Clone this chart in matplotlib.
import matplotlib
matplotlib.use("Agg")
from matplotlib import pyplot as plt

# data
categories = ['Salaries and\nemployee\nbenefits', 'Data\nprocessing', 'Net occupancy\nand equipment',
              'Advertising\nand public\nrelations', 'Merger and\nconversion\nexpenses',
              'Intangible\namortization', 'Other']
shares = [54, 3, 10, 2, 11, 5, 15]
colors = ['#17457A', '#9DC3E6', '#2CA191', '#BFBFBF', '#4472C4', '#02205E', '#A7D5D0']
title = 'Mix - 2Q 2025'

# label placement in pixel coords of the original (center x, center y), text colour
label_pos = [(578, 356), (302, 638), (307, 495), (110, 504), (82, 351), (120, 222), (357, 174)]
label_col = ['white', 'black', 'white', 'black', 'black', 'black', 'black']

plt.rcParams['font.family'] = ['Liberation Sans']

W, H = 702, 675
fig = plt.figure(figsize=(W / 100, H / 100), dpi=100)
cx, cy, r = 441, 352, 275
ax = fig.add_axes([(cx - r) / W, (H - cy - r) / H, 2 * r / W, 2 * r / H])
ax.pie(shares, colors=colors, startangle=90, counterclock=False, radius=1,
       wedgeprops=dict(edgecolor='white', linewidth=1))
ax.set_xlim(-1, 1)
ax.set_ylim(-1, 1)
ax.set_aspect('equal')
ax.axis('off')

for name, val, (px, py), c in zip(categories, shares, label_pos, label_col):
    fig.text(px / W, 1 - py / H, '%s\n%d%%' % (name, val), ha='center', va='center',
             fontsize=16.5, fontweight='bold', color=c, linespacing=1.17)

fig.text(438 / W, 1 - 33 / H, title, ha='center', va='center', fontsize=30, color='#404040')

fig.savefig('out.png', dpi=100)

....

## Objective
Copy the material above verbatim.

## Result of the task
Clone this chart in matplotlib.
import matplotlib
matplotlib.use("Agg")
from matplotlib import pyplot as plt

# data
categories = ['Salaries and\nemployee\nbenefits', 'Data\nprocessing', 'Net occupancy\nand equipment',
              'Advertising\nand public\nrelations', 'Merger and\nconversion\nexpenses',
              'Intangible\namortization', 'Other']
shares = [54, 3, 10, 2, 11, 5, 15]
colors = ['#17457A', '#9DC3E6', '#2CA191', '#BFBFBF', '#4472C4', '#02205E', '#A7D5D0']
title = 'Mix - 2Q 2025'

# label placement in pixel coords of the original (center x, center y), text colour
label_pos = [(578, 356), (302, 638), (307, 495), (110, 504), (82, 351), (120, 222), (357, 174)]
label_col = ['white', 'black', 'white', 'black', 'black', 'black', 'black']

plt.rcParams['font.family'] = ['Liberation Sans']

W, H = 702, 675
fig = plt.figure(figsize=(W / 100, H / 100), dpi=100)
cx, cy, r = 441, 352, 275
ax = fig.add_axes([(cx - r) / W, (H - cy - r) / H, 2 * r / W, 2 * r / H])
ax.pie(shares, colors=colors, startangle=90, counterclock=False, radius=1,
       wedgeprops=dict(edgecolor='white', linewidth=1))
ax.set_xlim(-1, 1)
ax.set_ylim(-1, 1)
ax.set_aspect('equal')
ax.axis('off')

for name, val, (px, py), c in zip(categories, shares, label_pos, label_col):
    fig.text(px / W, 1 - py / H, '%s\n%d%%' % (name, val), ha='center', va='center',
             fontsize=16.5, fontweight='bold', color=c, linespacing=1.17)

fig.text(438 / W, 1 - 33 / H, title, ha='center', va='center', fontsize=30, color='#404040')

fig.savefig('out.png', dpi=100)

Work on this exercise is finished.